Most common problems are telling the difference between Reds/greens/yellows/oranges, or between blues/purples/dark pink. Cases of total color blindness are very rare. There are cases of acquired color blindness being reversed, but typically there is no cure for most cases.

The most apparent issue for the soccer community (players, coaches, staff, referees, and fans) is when a team’s uniforms clash with the other team’s field players, goalkeepers, and sometimes the actual pitch being played on. Other issues may involve the equipment being used. Balls, cones, vests and line markings can make it very difficult for a player with color blindness to perform at their best.
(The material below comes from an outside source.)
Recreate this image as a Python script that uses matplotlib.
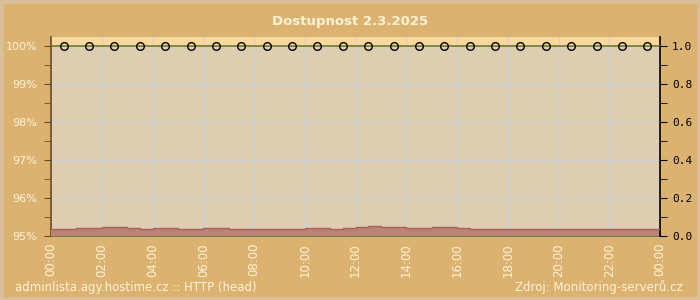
import matplotlib
matplotlib.use("Agg")
import matplotlib.pyplot as plt
from matplotlib.patches import Rectangle
import numpy as np

# availability per hour (%), marker at half past each hour
avail_hours = [h + 0.5 for h in range(24)]
avail_pct = [100.0] * 24

# response time (s) per half hour
resp_start = [h * 0.5 for h in range(48)]
resp_sec = [0.037, 0.037, 0.042, 0.042, 0.047, 0.047, 0.042, 0.037,
            0.042, 0.042, 0.037, 0.037, 0.042, 0.042, 0.037, 0.037,
            0.037, 0.037, 0.037, 0.037, 0.042, 0.042, 0.037, 0.042,
            0.047, 0.053, 0.047, 0.047, 0.042, 0.042, 0.047, 0.047,
            0.042, 0.037, 0.037, 0.037, 0.037, 0.037, 0.037, 0.037,
            0.037, 0.037, 0.037, 0.037, 0.037, 0.037, 0.037, 0.037]

xlabels = ["00:00", "02:00", "04:00", "06:00", "08:00", "10:00", "12:00",
           "14:00", "16:00", "18:00", "20:00", "22:00", "00:00"]
left_labels = ["95%", "96%", "97%", "98%", "99%", "100%"]

cream = "#fff3d6"
fig = plt.figure(figsize=(7, 3), dpi=100, facecolor="#dcb271")
fig.patches.append(Rectangle((0, 0), 1, 1, transform=fig.transFigure,
                             fill=False, edgecolor="#d9c09a", lw=5))

ax = fig.add_axes([51 / 700, 1 - 236 / 300, 609 / 700, 199 / 300])
ax.set_facecolor("#ddcdb1")
top = 95 + 199 / 38
ax.set_xlim(0, 24)
ax.set_ylim(95, top)
ax.axhspan(100, top, color="#fcd89c", zorder=0)

ax.set_xticks(range(0, 25, 2))
ax.set_xticks(np.arange(0, 24.01, 0.5), minor=True)
ax.set_xticklabels(xlabels, rotation=90, color=cream, fontsize=8.5)
ax.set_yticks([95, 96, 97, 98, 99, 100])
ax.set_yticks(np.arange(95.5, 100, 1), minor=True)
ax.set_yticklabels(left_labels, color=cream, fontsize=8)
ax.grid(True, which="major", color="#cdd0d6", lw=0.9)
ax.tick_params(axis="x", which="major", direction="in", length=5, color="#5d6e45", pad=5)
ax.tick_params(axis="x", which="minor", direction="in", length=3, color="#5d6e45")
ax.tick_params(axis="y", which="both", direction="out", length=5, color="#6b4a22", pad=5)
for s in ["top", "right"]:
    ax.spines[s].set_visible(False)
ax.spines["left"].set_color("#6b4a22")
ax.spines["bottom"].set_color("#5d6e45")
ax.spines["left"].set_linewidth(1.2)
ax.spines["bottom"].set_linewidth(1.2)

ax2 = ax.twinx()
ax2.set_ylim(0, 199 / 190)
ax2.set_yticks([0.0, 0.2, 0.4, 0.6, 0.8, 1.0])
ax2.set_yticks([0.1, 0.3, 0.5, 0.7, 0.9], minor=True)
ax2.set_yticklabels(["0.0", "0.2", "0.4", "0.6", "0.8", "1.0"],
                    family="DejaVu Sans Mono", fontsize=8)
ax2.tick_params(axis="y", which="both", direction="out", length=5, color="black")
for s in ["top", "left", "bottom"]:
    ax2.spines[s].set_visible(False)
ax2.spines["right"].set_linewidth(1.2)

xs = resp_start + [24]
ys = resp_sec + [resp_sec[-1]]
ax2.fill_between(xs, ys, step="post", color="#bb8475", lw=0, zorder=2)
ax2.step(xs, ys, where="post", color="#aa5f5a", lw=1, zorder=3)

ax2.plot([0, 24], [1.0, 1.0], color="#6b7a2e", lw=1.2, zorder=4)
ax2.plot(avail_hours, [(v - 95) / 5 for v in avail_pct], ls="none", marker="o",
         ms=5.5, mfc="none", mec="black", mew=1, zorder=5)

fig.text(0.5, 1 - 22 / 300, "Dostupnost 2.3.2025", ha="center", va="center",
         color=cream, fontsize=9.5, fontweight="bold")
fig.text(15 / 700, 1 - 287 / 300, "adminlista.agy.hostime.cz :: HTTP (head)",
         ha="left", va="center", color=cream, fontsize=8.5)
fig.text(683 / 700, 1 - 287 / 300, "Zdroj: Monitoring-serverů.cz",
         ha="right", va="center", color=cream, fontsize=8.5)

fig.savefig("out.png", dpi=100, facecolor=fig.get_facecolor())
How can we as coaches and administrators help?

Uniforms and Training kits

Give some consideration to the uniform colors for your team. The more colors involved, the more likely it will cause problems for those who are color blind. Be mindful of the Goalkeeper colors as well. A green uniform will look very similar to a field player wearing yellow. Short and sock colors are a consideration as well. If possible, have socks match either the color of the shirt or shorts so they can be easily distinguished at a glance.

Some of the better color combinations to combat the effects of color blindness are:

Good Choices Try to Avoid
Black & White Red & Black
Black & Yellow Red with Green or Orange
Red & Yellow Orange & Yellow
Blue & Yellow Bright Green & Yellows
Blue & Bright Reds White with Pastels


Patterned uniforms can add difficulty as well. Single color uniforms may clash with the color of the field as well as you can see below:

The colors most likely to be clash with the field are all red, green, orange, grey, silver and gold.


Vests: Apply the same good color combination choices listed above when selecting practice vests.

Balls: Try to use balls with as much white surface area as possible so it contrasts against the green of field. Avoid single color balls in red, orange, green, or pink.

Cones: Avoid cones in red, orange, green, pink or dark grey. The best colors are blue, white, and bright yellow.

Lines: The best choice is always white for green fields.

Technology: Be mindful of the colors you use for lesson plan graphics or any presentations you might use.


As stewards of the game, and of those involved in it, it is in everyone’s best interests to accommodate the needs of color blind players in order to help them play with confidence, without any disadvantages that could be easily avoided. Start thinking about the ways that you and your programs can better accommodate players with a color blind disability.